#### [Brief]
Return exactly the listing's lines, from its first line to the line holding "const blue = '#4472C4';", ends included.

===== Dataset excerpt =====

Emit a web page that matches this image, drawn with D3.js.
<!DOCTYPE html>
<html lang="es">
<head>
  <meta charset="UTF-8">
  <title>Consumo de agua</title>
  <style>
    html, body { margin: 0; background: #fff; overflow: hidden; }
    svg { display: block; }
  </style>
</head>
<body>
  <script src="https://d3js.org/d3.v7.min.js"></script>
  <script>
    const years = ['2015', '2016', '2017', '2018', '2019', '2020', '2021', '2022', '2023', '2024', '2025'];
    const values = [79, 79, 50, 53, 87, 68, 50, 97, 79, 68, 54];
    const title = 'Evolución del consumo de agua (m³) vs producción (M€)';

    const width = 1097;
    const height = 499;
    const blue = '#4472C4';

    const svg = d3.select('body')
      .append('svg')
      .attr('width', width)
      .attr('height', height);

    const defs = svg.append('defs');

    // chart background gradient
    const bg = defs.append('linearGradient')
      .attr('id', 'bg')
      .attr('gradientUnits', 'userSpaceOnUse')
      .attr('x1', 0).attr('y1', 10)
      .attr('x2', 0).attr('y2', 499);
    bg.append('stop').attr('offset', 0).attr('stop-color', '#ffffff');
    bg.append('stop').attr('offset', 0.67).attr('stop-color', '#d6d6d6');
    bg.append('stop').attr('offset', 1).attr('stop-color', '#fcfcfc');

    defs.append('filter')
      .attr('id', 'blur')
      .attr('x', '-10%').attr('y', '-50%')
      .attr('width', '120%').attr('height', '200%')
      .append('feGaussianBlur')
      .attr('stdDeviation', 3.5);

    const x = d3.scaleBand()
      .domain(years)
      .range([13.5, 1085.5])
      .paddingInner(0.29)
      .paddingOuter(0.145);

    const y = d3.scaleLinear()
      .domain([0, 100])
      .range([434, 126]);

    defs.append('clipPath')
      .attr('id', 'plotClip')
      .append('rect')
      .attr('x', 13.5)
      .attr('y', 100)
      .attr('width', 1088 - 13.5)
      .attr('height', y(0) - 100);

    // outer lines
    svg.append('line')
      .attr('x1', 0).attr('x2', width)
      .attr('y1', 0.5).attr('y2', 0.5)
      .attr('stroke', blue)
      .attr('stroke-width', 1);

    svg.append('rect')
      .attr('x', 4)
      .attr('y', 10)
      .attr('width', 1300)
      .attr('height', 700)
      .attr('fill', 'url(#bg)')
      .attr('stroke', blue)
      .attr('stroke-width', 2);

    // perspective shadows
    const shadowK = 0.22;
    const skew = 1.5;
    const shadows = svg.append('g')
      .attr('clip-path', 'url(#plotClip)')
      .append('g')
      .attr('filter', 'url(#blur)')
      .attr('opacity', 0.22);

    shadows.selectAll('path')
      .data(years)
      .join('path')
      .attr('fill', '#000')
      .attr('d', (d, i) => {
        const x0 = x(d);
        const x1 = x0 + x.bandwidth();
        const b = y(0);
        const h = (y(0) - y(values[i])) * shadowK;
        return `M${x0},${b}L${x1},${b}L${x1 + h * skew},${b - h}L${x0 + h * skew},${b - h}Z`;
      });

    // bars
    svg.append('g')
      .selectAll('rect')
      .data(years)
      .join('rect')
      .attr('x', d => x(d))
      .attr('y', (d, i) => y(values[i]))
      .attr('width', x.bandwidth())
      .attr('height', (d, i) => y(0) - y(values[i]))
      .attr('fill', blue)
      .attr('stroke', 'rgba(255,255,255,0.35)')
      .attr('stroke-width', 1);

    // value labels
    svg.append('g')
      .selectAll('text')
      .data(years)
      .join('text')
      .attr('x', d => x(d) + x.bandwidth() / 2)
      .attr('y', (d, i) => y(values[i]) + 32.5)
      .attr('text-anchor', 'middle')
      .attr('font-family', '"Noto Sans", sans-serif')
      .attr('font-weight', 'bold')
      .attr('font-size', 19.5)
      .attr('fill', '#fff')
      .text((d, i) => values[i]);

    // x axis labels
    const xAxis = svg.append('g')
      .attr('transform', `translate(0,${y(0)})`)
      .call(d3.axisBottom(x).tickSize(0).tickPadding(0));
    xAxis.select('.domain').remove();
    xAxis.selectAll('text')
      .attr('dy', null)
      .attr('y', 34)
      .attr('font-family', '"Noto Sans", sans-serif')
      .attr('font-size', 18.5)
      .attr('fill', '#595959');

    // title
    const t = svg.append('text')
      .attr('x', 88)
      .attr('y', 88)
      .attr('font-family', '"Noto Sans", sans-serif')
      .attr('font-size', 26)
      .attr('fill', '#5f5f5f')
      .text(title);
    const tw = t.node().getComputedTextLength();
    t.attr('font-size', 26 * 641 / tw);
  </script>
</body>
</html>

=====

#### [Complete output]
Emit a web page that matches this image, drawn with D3.js.
<!DOCTYPE html>
<html lang="es">
<head>
  <meta charset="UTF-8">
  <title>Consumo de agua</title>
  <style>
    html, body { margin: 0; background: #fff; overflow: hidden; }
    svg { display: block; }
  </style>
</head>
<body>
  <script src="https://d3js.org/d3.v7.min.js"></script>
  <script>
    const years = ['2015', '2016', '2017', '2018', '2019', '2020', '2021', '2022', '2023', '2024', '2025'];
    const values = [79, 79, 50, 53, 87, 68, 50, 97, 79, 68, 54];
    const title = 'Evolución del consumo de agua (m³) vs producción (M€)';

    const width = 1097;
    const height = 499;
    const blue = '#4472C4';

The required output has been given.